Stored entries
"""
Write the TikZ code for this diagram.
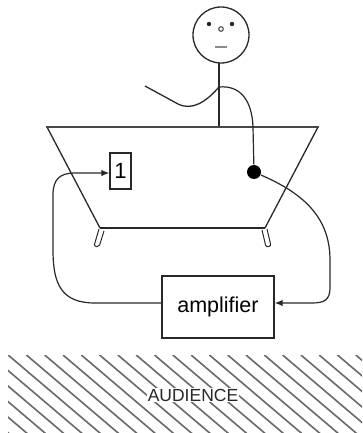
\documentclass[tikz,border=0pt]{standalone}
\usepackage{fontspec}
\setmainfont{Liberation Sans}
\definecolor{InkGrey}{RGB}{40,40,40}
\definecolor{HatchGrey}{RGB}{105,105,105}
\usetikzlibrary{arrows.meta}

\begin{document}
\begin{tikzpicture}[x=1pt,y=-1pt,line width=1.3pt,draw=InkGrey,
  cable/.style={InkGrey,line width=1.2pt},
  box/.style={draw=InkGrey,line width=1.3pt,fill=white,inner sep=0pt}]
\useasboundingbox (0,0) rectangle (362,433);

% the listener in the audience strip
\begin{scope}
\clip (8,355) rectangle (362,433);
\foreach \x in {-120,-101.7,...,362}
  \draw[HatchGrey,line width=1.6pt] (\x,355) -- ++(100,85);
\end{scope}
\node[fill=white,inner sep=1pt,text=InkGrey,font=\fontsize{17.5}{20}\selectfont] (aud) at (193,395) {AUDIENCE};

% stick man
\draw (221,35) circle (28);
\fill[InkGrey] (209,24) circle (2.2) (232,24) circle (2.2);
\draw[line width=0.9pt] (221,29) circle (2.3);
\draw[InkGrey!55,line width=2.6pt] (215,47) -- (227,47);
\coordinate (shoulder) at (219,87);
\draw (219,63) -- (219,127);
\draw (145,86) -- (178,104) .. controls (192,111) and (206,102) .. (shoulder);

% bathtub with legs
\draw (100,228) -- (265,228);
\draw (47,127) -- (100,228) (318,127) -- (265,228);
\draw[rounded corners=2pt,line width=1pt] (99,229) -- (94,246) -- (99,247) -- (104,231);
\draw[rounded corners=2pt,line width=1pt] (262,230) -- (266,247) -- (271,246) -- (267,229);
\draw[InkGrey!85,line width=2.4pt] (46,127) -- (319,127);

% microphone, speaker and amplifier
\node[circle,fill=black,minimum size=14pt,inner sep=0pt] (mic) at (254,172) {};
\node[box,minimum width=21pt,minimum height=36pt,font=\fontsize{22}{24}\selectfont] (one) at (120.5,171) {1};
\node[box,minimum width=112pt,minimum height=62pt,font=\fontsize{21.5}{24}\selectfont] (amp) at (218,307) {amplifier};

\draw[cable] (shoulder) .. controls (240,85) and (252,100) .. (253,127) -- (mic);
\draw[cable,-{Latex[length=8pt,width=6.5pt]}] (mic) .. controls (300,192) and (330,215) .. (330,260)
  -- (330,288) .. controls (330,300) and (324,303) .. (312,303) -- ([yshift=4pt]amp.east);
\draw[cable,-{Latex[length=8pt,width=6.5pt]}] ([yshift=4pt]amp.west) -- (95,303)
  .. controls (62,303) and (53,285) .. (53,250) -- (53,195)
  .. controls (53,179) and (60,173) .. (75,173) -- ([yshift=-2pt]one.west);
\end{tikzpicture}
\end{document}
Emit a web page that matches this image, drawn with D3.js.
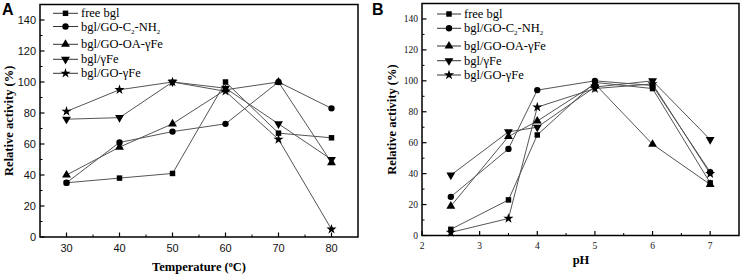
<!DOCTYPE html>
<html>
<head>
    <meta charset="utf-8">
    <title>relative activity</title>
    <script type="text/javascript" src="https://cdn.jsdelivr.net/npm/d3@7"></script>
    <style>
      body { margin: 0; background: #fff; }
      svg { display: block; }
    </style>
</head>
<body>
<script type="text/javascript">

var width = 743
var height = 276

// series names and x values
var seriesNames = ["free bgl", "bgl/GO-C2-NH2", "bgl/GO-OA-γFe", "bgl/γFe", "bgl/GO-γFe"]
var tempX = [30, 40, 50, 60, 70, 80]
var phX = [2.5, 3.5, 4, 5, 6, 7]

// panel A - temperature
var tempFree = [35, 38, 41, 100, 67, 64]
var tempNH2 = [35, 61, 68, 73, 100, 83]
var tempOA = [40, 58, 73, 95, 100, 48]
var tempFe = [76, 77, 100, 96, 73, 50]
var tempGO = [81, 95, 100, 94, 63, 5]

// panel B - pH
var phFree = [4, 23, 65, 99, 95, 34]
var phNH2 = [25, 56, 94, 100, 97, 41]
var phOA = [19, 64, 74, 98, 59, 33]
var phFe = [39, 67, 70, 96, 100, 62]
var phGO = [2, 11, 83, 95, 98, 40]

var yTicks = [0, 20, 40, 60, 80, 100, 120, 140]
var tempTicks = [30, 40, 50, 60, 70, 80]
var phTicks = [2, 3, 4, 5, 6, 7]

var svg = d3.select("body").append("svg").attr("width", width).attr("height", height)

var symbols = [
    d3.symbol().type(d3.symbolSquare).size(30),
    d3.symbol().type(d3.symbolCircle).size(32),
    d3.symbol().type(d3.symbolTriangle).size(34),
    d3.symbol().type(d3.symbolTriangle).size(34),
    d3.symbol().type(d3.symbolStar).size(32)
]
var rotations = [0, 0, 0, 180, 0]

function drawPanel(opt) {
    var x = d3.scaleLinear().domain(opt.xDomain).range([opt.left, opt.right])
    var y = d3.scaleLinear().domain([0, 150]).range([opt.bottom, opt.top])
    var g = svg.append("g")

    // minor ticks
    var yMinor = d3.range(10, 150, 20)
    g.selectAll(".ym").data(yMinor).enter().append("line")
        .attr("x1", opt.left).attr("x2", opt.left + 2.5)
        .attr("y1", function(d) { return y(d) }).attr("y2", function(d) { return y(d) })
        .attr("stroke", "#000").attr("stroke-width", 1)
    g.selectAll(".xm").data(opt.xMinor).enter().append("line")
        .attr("x1", function(d) { return x(d) }).attr("x2", function(d) { return x(d) })
        .attr("y1", opt.bottom).attr("y2", opt.bottom - 2.5)
        .attr("stroke", "#000").attr("stroke-width", 1)

    // major ticks
    g.selectAll(".yt").data(yTicks).enter().append("line")
        .attr("x1", opt.left).attr("x2", opt.left + 4.5)
        .attr("y1", function(d) { return y(d) }).attr("y2", function(d) { return y(d) })
        .attr("stroke", "#000").attr("stroke-width", 1.2)
    g.selectAll(".xt").data(opt.xTicks).enter().append("line")
        .attr("x1", function(d) { return x(d) }).attr("x2", function(d) { return x(d) })
        .attr("y1", opt.bottom).attr("y2", opt.bottom - 4.5)
        .attr("stroke", "#000").attr("stroke-width", 1.2)

    // tick labels
    g.selectAll(".yl").data(yTicks).enter().append("text")
        .attr("x", opt.left - 4).attr("y", function(d) { return y(d) })
        .attr("dy", "0.35em").attr("text-anchor", "end")
        .attr("font-family", opt.tickFont).attr("font-size", opt.tickSize)
        .attr("fill", "#111")
        .text(function(d) { return d })
    g.selectAll(".xl").data(opt.xTicks).enter().append("text")
        .attr("x", function(d) { return x(d) }).attr("y", opt.bottom + opt.xLabelOff)
        .attr("text-anchor", "middle")
        .attr("font-family", opt.tickFont).attr("font-size", opt.tickSize)
        .attr("fill", "#111")
        .text(function(d) { return d })

    // series lines and markers
    opt.series.forEach(function(vals, i) {
        var pts = opt.xs.map(function(xv, j) { return [x(xv), y(vals[j])] })
        g.append("path")
            .attr("d", d3.line()(pts))
            .attr("fill", "none").attr("stroke", "#555").attr("stroke-width", 1)
    })
    opt.series.forEach(function(vals, i) {
        g.selectAll(".m" + i).data(vals).enter().append("path")
            .attr("d", symbols[i])
            .attr("transform", function(d, j) {
                return "translate(" + x(opt.xs[j]) + "," + y(d) + ") rotate(" + rotations[i] + ")"
            })
            .attr("fill", "#000")
    })

    // frame
    g.append("rect")
        .attr("x", opt.left).attr("y", opt.top)
        .attr("width", opt.right - opt.left).attr("height", opt.bottom - opt.top)
        .attr("fill", "none").attr("stroke", "#000").attr("stroke-width", 1.5)

    // legend
    opt.legendY.forEach(function(ly, i) {
        g.append("line")
            .attr("x1", opt.legX1).attr("x2", opt.legX2)
            .attr("y1", ly).attr("y2", ly)
            .attr("stroke", "#333").attr("stroke-width", 1)
        g.append("path")
            .attr("d", symbols[i])
            .attr("transform", "translate(" + ((opt.legX1 + opt.legX2) / 2) + "," + ly + ") rotate(" + rotations[i] + ")")
            .attr("fill", "#000")
        var t = g.append("text")
            .attr("x", opt.legX2 + 3).attr("y", ly).attr("dy", "0.33em")
            .attr("font-family", "Liberation Serif, Times New Roman, serif")
            .attr("font-size", 12.5).attr("fill", "#000")
        if (i == 1) {
            t.append("tspan").text("bgl/GO-C")
            t.append("tspan").attr("font-size", 7).attr("dy", 3).text("2")
            t.append("tspan").attr("dy", -3).text("-NH")
            t.append("tspan").attr("font-size", 7).attr("dy", 3).text("2")
        } else {
            t.text(seriesNames[i])
        }
    })

    // axis titles
    g.append("text")
        .attr("transform", "translate(" + opt.yTitleX + "," + ((opt.top + opt.bottom) / 2) + ") rotate(-90)")
        .attr("text-anchor", "middle").attr("dy", "0.35em")
        .attr("font-family", "Liberation Serif, Times New Roman, serif")
        .attr("font-weight", "bold").attr("font-size", 12.5)
        .text("Relative activity (%)")
    var xt = g.append("text")
        .attr("x", opt.xTitleX).attr("y", opt.xTitleY)
        .attr("text-anchor", "middle")
        .attr("font-family", "Liberation Serif, Times New Roman, serif")
        .attr("font-weight", "bold").attr("font-size", 12.5)
    if (opt.xTitle == "temp") {
        xt.append("tspan").text("Temperature (")
        xt.append("tspan").attr("font-size", 8).attr("dy", -4).text("o")
        xt.append("tspan").attr("dy", 4).text("C)")
    } else {
        xt.text(opt.xTitle)
    }

    // panel letter
    g.append("text")
        .attr("x", opt.letterX).attr("y", 15)
        .attr("font-family", "Liberation Sans, Arial, sans-serif")
        .attr("font-weight", "bold").attr("font-size", 16)
        .text(opt.letter)
}

drawPanel({
    xDomain: [25, 85], left: 40, right: 358, top: 4.5, bottom: 237,
    xs: tempX, xTicks: tempTicks, xMinor: [35, 45, 55, 65, 75],
    series: [tempFree, tempNH2, tempOA, tempFe, tempGO],
    tickFont: "Liberation Sans, Arial, sans-serif", tickSize: 11, xLabelOff: 15,
    legendY: [13.3, 26.5, 44.3, 59.3, 73.3], legX1: 53, legX2: 78,
    yTitleX: 9, xTitleX: 199, xTitleY: 271, xTitle: "temp",
    letter: "A", letterX: 2
})

drawPanel({
    xDomain: [2, 7.5], left: 422, right: 739, top: 3.5, bottom: 235.5,
    xs: phX, xTicks: phTicks, xMinor: [2.5, 3.5, 4.5, 5.5, 6.5],
    series: [phFree, phNH2, phOA, phFe, phGO],
    tickFont: "Liberation Serif, Times New Roman, serif", tickSize: 9.5, xLabelOff: 13,
    legendY: [14, 28.3, 46, 60.7, 75], legX1: 437, legX2: 461,
    yTitleX: 392, xTitleX: 581, xTitleY: 264, xTitle: "pH",
    letter: "B", letterX: 372
})

</script>
</body>
</html>
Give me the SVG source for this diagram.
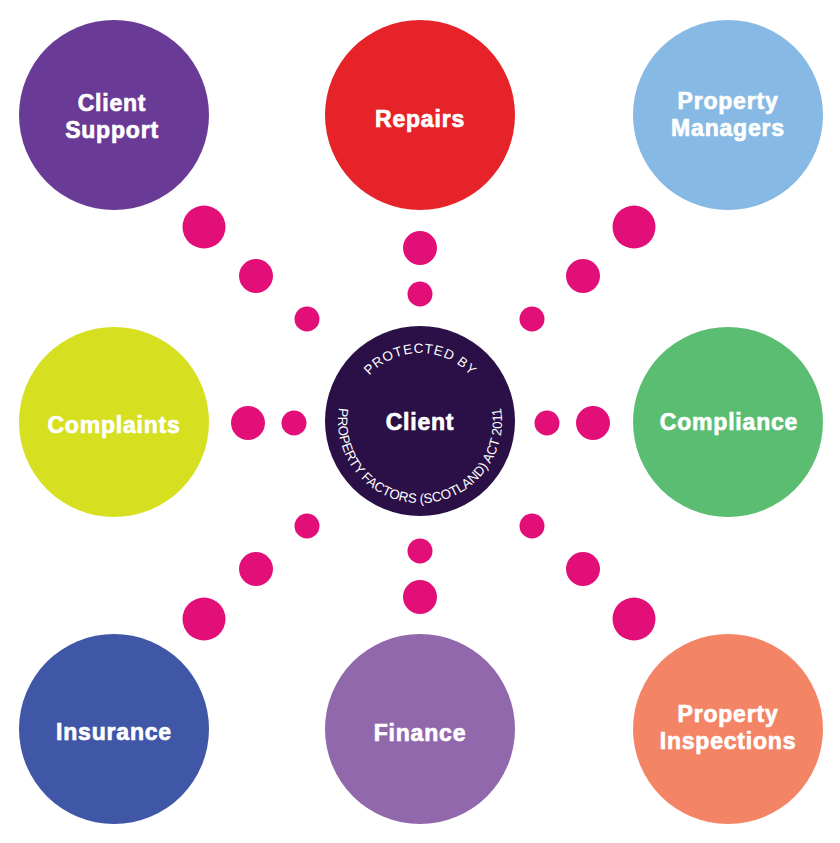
<svg xmlns="http://www.w3.org/2000/svg" xmlns:xlink="http://www.w3.org/1999/xlink" width="840" height="843" viewBox="0 0 840 843">
<style>
.lbl{font-family:"Liberation Sans",Arial,sans-serif;font-weight:700;font-size:23px;letter-spacing:0.8px;fill:#fff;stroke:#fff;stroke-width:0.7px;text-anchor:middle}
.arc{font-family:"Liberation Sans",Arial,sans-serif;font-size:13.5px;fill:#fff}
.dot{fill:#e30f78}
</style>
<defs>
<path id="topArc" d="M352,421 A68,68 0 0 1 488,421"/>
<path id="botArc" d="M343,393 A82,82 0 1 0 497,393"/>
</defs>
<rect width="840" height="843" fill="#fff"/>
<g id="connectors">
<circle class="dot" cx="204" cy="227" r="21.5"/><circle class="dot" cx="256" cy="276" r="17"/><circle class="dot" cx="307" cy="319" r="12.5"/>
<circle class="dot" cx="634" cy="227" r="21.5"/><circle class="dot" cx="583" cy="276" r="17"/><circle class="dot" cx="532" cy="319" r="12.5"/>
<circle class="dot" cx="204" cy="619" r="21.5"/><circle class="dot" cx="256" cy="569" r="17"/><circle class="dot" cx="307" cy="526" r="12.5"/>
<circle class="dot" cx="634" cy="619" r="21.5"/><circle class="dot" cx="583" cy="569" r="17"/><circle class="dot" cx="532" cy="526" r="12.5"/>
<circle class="dot" cx="420" cy="248" r="17"/><circle class="dot" cx="420" cy="294" r="12.5"/>
<circle class="dot" cx="420" cy="597" r="17"/><circle class="dot" cx="420" cy="551" r="12.5"/>
<circle class="dot" cx="248" cy="423" r="17"/><circle class="dot" cx="294" cy="423" r="12.5"/>
<circle class="dot" cx="593" cy="423" r="17"/><circle class="dot" cx="547" cy="423" r="12.5"/>
</g>
<g id="client-support"><circle cx="114" cy="115" r="95" fill="#6a3b96"/><text class="lbl" x="112" y="111">Client</text><text class="lbl" x="112" y="138">Support</text></g>
<g id="repairs"><circle cx="420" cy="115" r="95" fill="#e52329"/><text class="lbl" x="420" y="127">Repairs</text></g>
<g id="property-managers"><circle cx="728" cy="115" r="95" fill="#86b9e3"/><text class="lbl" x="728" y="109">Property</text><text class="lbl" x="728" y="136">Managers</text></g>
<g id="complaints"><circle cx="114" cy="422" r="95" fill="#d6e021"/><text class="lbl" x="114" y="433">Complaints</text></g>
<g id="client"><circle cx="420" cy="421" r="95" fill="#2a1046"/><text class="lbl" x="420" y="430">Client</text>
<text class="arc"><textPath href="#topArc" startOffset="50%" text-anchor="middle" textLength="114" lengthAdjust="spacing">PROTECTED BY</textPath></text>
<text class="arc"><textPath href="#botArc" startOffset="50%" text-anchor="middle" textLength="284" lengthAdjust="spacingAndGlyphs">PROPERTY FACTORS (SCOTLAND) ACT 2011</textPath></text>
</g>
<g id="compliance"><circle cx="728" cy="422" r="95" fill="#5abd72"/><text class="lbl" x="729" y="430">Compliance</text></g>
<g id="insurance"><circle cx="114" cy="729" r="95" fill="#4056a6"/><text class="lbl" x="114" y="740">Insurance</text></g>
<g id="finance"><circle cx="420" cy="729" r="95" fill="#9268ad"/><text class="lbl" x="420" y="741">Finance</text></g>
<g id="property-inspections"><circle cx="728" cy="729" r="95" fill="#f48466"/><text class="lbl" x="728" y="722">Property</text><text class="lbl" x="728" y="749">Inspections</text></g>
</svg>
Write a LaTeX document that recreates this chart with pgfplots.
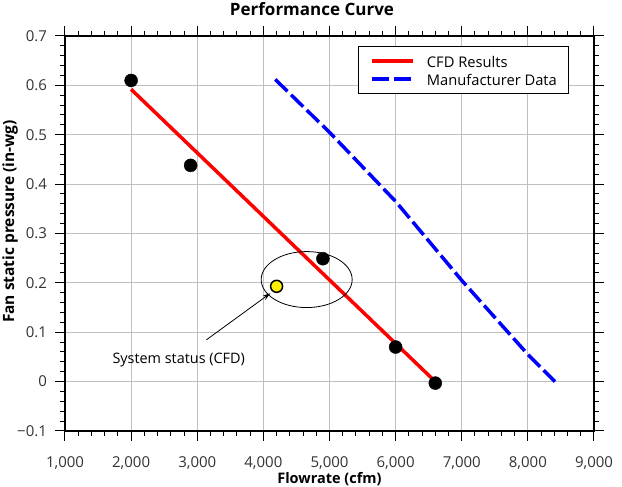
\documentclass[border=0pt]{standalone}
\usepackage{fontspec}
\setmainfont{Open Sans}
\usepackage{pgfplots}
\pgfplotsset{compat=1.18}
\usetikzlibrary{arrows.meta}
\begin{document}
\begin{tikzpicture}
\begin{axis}[
  scale only axis, width=529pt, height=395pt,
  at={(0pt,0pt)}, anchor=south west,
  xmin=1000, xmax=9000, ymin=-0.1, ymax=0.7,
  xtick={1000,2000,3000,4000,5000,6000,7000,8000,9000},
  ytick={-0.1,0,0.1,0.2,0.3,0.4,0.5,0.6,0.7},
  yticklabels={−0.1,0,0.1,0.2,0.3,0.4,0.5,0.6,0.7},
  minor tick num=4,
  tick align=outside,
  major tick length=10pt, minor tick length=5pt,
  every tick/.style={black, line width=1pt},
  grid=major, major grid style={gray!50, line width=0.8pt},
  axis line style={line width=1.2pt},
  /pgf/number format/assume math mode=true,
  scaled x ticks=false,
  xticklabel style={/pgf/number format/1000 sep={,}, yshift=-12pt},
  yticklabel style={xshift=-4.5pt},
  tick label style={font=\fontsize{15}{18}\selectfont, text=black!80},
  title={Performance Curve},
  every axis title/.style={at={(axis description cs:0.4669,1.05316)}, anchor=base,
    font=\bfseries\fontsize{17}{20}\selectfont, inner sep=0pt},
  xlabel={Flowrate (cfm)},
  every axis x label/.style={at={(axis description cs:0.5,-0.12152)}, anchor=center,
    font=\bfseries\fontsize{14.5}{17}\selectfont, inner sep=0pt},
  ylabel={Fan static pressure (in-wg)},
  every axis y label/.style={at={(axis description cs:-0.10397,0.5304)}, anchor=center, rotate=90,
    font=\bfseries\fontsize{15.5}{19}\selectfont, inner sep=0pt},
  legend style={at={(0.554,0.975)}, anchor=north west, draw=black, line width=0.8pt,
    font=\fontsize{14.7}{18}\selectfont, inner xsep=12pt, inner ysep=8pt, row sep=5.3pt,
    column sep=12pt,
    nodes={inner sep=0pt, text height=13pt, text depth=0pt}},
  legend cell align=left,
  legend image code/.code={\draw[#1] (0pt,0pt) -- (41pt,0pt);},
]
\addplot[only marks, mark=*, mark size=6.5pt, black, forget plot] coordinates {
  (2000,0.610) (2900,0.438) (4900,0.249) (6000,0.070) (6600,-0.003)};
\addplot[only marks, mark=*, mark size=6pt, draw=black, fill=yellow, line width=1.5pt, forget plot] coordinates {
  (4200,0.193)};
\addplot[red, line width=3.5pt] coordinates {(2000,0.592) (6600,0.0)};
\addlegendentry{CFD Results}
\addplot[blue, line width=3.5pt, dash pattern=on 17pt off 5pt] coordinates {
  (4180,0.612) (5000,0.505) (6000,0.365) (7000,0.205) (8000,0.055) (8410,0.0)};
\addlegendentry{Manufacturer Data}
\draw[line width=0.8pt] (axis cs:4655,0.2067) ellipse [x radius=45.5pt, y radius=28pt];
\draw[line width=0.8pt, -{Stealth[length=8pt,width=5pt]}] (axis cs:3138,0.0846) -- (axis cs:4106,0.179);
\node[font=\fontsize{14.4}{17}\selectfont] at (axis cs:2720,0.044) {System status (CFD)};
\end{axis}
\pgfresetboundingbox
\path (-65pt,-56pt) rectangle (557pt,431pt);
\end{tikzpicture}
\end{document}
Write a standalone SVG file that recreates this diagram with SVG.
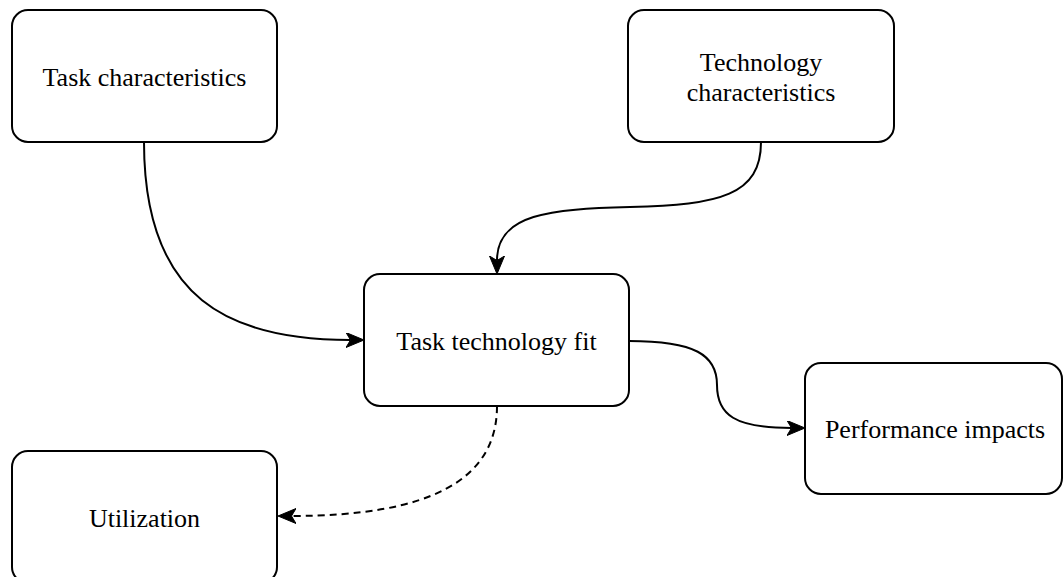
<svg xmlns="http://www.w3.org/2000/svg" width="1063" height="577" viewBox="0 0 1063 577">
  <style>
    .box { fill: #ffffff; stroke: #000000; stroke-width: 2; }
    .label { font-family: "Liberation Serif", "Times New Roman", serif; font-size: 26px; fill: #000000; text-anchor: middle; }
    .edge { fill: none; stroke: #000000; stroke-width: 2; marker-end: url(#arrow); }
    .dashed { stroke-dasharray: 7 5; }
  </style>
  <defs>
    <!-- filled classic arrowhead with a notch; refX sits at the notch so the line ends inside it -->
    <marker id="arrow" markerUnits="userSpaceOnUse" markerWidth="20" markerHeight="16" refX="4.5" refY="7.5" orient="auto">
      <path d="M0,0 L18,7.5 L0,15 L4.5,7.5 Z" fill="#000000" stroke="#000000" stroke-width="1" stroke-dasharray="none" stroke-linejoin="miter"/>
    </marker>
  </defs>

  <rect width="1063" height="577" fill="#ffffff"/>

  <g id="connectors">
    <path id="edge-task-fit" class="edge" d="M144,142 C144,300 230,340 350.5,340"/>
    <path id="edge-tech-fit" class="edge" d="M761,142 C761,195 720,205 630,207 C550,209 497,214 497,260.5"/>
    <path id="edge-fit-perf" class="edge" d="M629,341 C695,341 717,355 717,385 C717,415 735,428 791.5,428"/>
    <path id="edge-fit-util" class="edge dashed" d="M497,406 C497,480 430,516 291.5,516"/>
  </g>

  <g id="task-characteristics">
    <rect class="box" x="12" y="10" width="265" height="132" rx="16" ry="16"/>
    <text class="label" x="144.5" y="86">Task characteristics</text>
  </g>

  <g id="technology-characteristics">
    <rect class="box" x="628" y="10" width="266" height="132" rx="16" ry="16"/>
    <text class="label" x="761" y="71">Technology</text>
    <text class="label" x="761" y="101">characteristics</text>
  </g>

  <g id="task-technology-fit">
    <rect class="box" x="364" y="274" width="265" height="132" rx="16" ry="16"/>
    <text class="label" x="496.5" y="350">Task technology fit</text>
  </g>

  <g id="performance-impacts">
    <rect class="box" x="805" y="363" width="257" height="131" rx="16" ry="16"/>
    <text class="label" x="935" y="438">Performance impacts</text>
  </g>

  <g id="utilization">
    <rect class="box" x="12" y="451" width="265" height="132" rx="16" ry="16"/>
    <text class="label" x="144.5" y="527">Utilization</text>
  </g>
</svg>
"""
> **GOAL**
Return exactly the lines from the one with "Emit a web page" to the one with "var height = 276", inclusive, and nothing else; skip the pictures.

> **EXERCISE RESULT**
Emit a web page that matches this image, drawn with D3.js.
<!DOCTYPE html>
<html>
<head>
    <meta charset="utf-8">
    <title>relative activity</title>
    <script type="text/javascript" src="https://cdn.jsdelivr.net/npm/d3@7"></script>
    <style>
      body { margin: 0; background: #fff; }
      svg { display: block; }
    </style>
</head>
<body>
<script type="text/javascript">

var width = 743
var height = 276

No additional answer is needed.